One of Australia's largest brewers, Lion Nathan, has committed to an enterprise-wide rollout of Microsoft's new Exchange 2007 collaboration suite. The rollout was announced this morning as part of Microsoft's Australian launch of its Windows Vista, Office 2007 and Exchange 2007 products to the business market.
Written by Renai LeMay, Contributor
One of Australia's largest brewers, Lion Nathan, has committed to an enterprise-wide rollout of Microsoft's new Exchange 2007 collaboration suite.

The rollout was announced this morning as part of Microsoft's Australian launch of its Windows Vista, Office 2007 and Exchange 2007 products to the business market.

"Lion Nathan plans a full organisation-wide rollout of Microsoft Exchange Server 2007," the group's CIO Darryl Warren said in a statement issued by Microsoft. "This will significantly reduce our messaging server hardware and software licensing costs over the long term."

Lion Nathan will partner Exchange 2007 with the Outlook 2007 collaboration application, which Microsoft ships as part of Office 2007.
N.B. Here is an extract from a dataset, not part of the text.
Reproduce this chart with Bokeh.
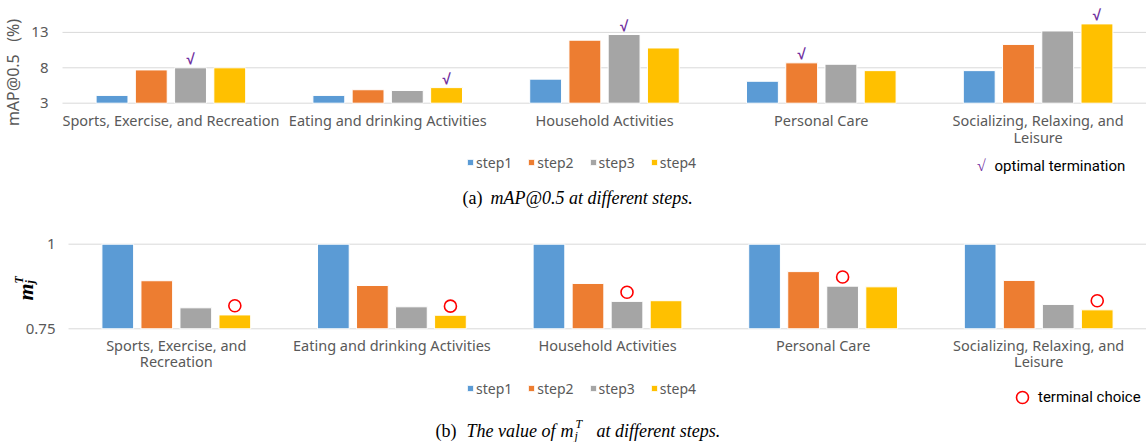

Microsoft's statement claimed Lion Nathan would consolidate 10 servers into three and give staff mobile access. Lion Nathan had initially conducted a trial with 100 users.

Meanwhile, in the same statement, Microsoft said accounting and consulting organisation BDO had run a pilot project of Office 2007, Windows Vista and Exchange 2007.

"BDO worked with Microsoft partner Ensyst to trial the technology with 50 users from across the firm, including the Corporate Finance business unit," said Microsoft's statement.

Despite Office 2007's radical new user interface, Granger claimed the interface was familiar, saying "it was essentially the tools we had been using, with a much greater level of functionality".

Microsoft's statement left unclear to what extent BDO was using the software in a more permanent project.

Approximately 86,000 beta versions of Vista and Office 2007 had been downloaded by Australians keen to try out the software before it was finalised, the software giant claimed.

At the launch, Microsoft executives promised the massive beta testing program has ensured its new products will contain fewer bugs than before.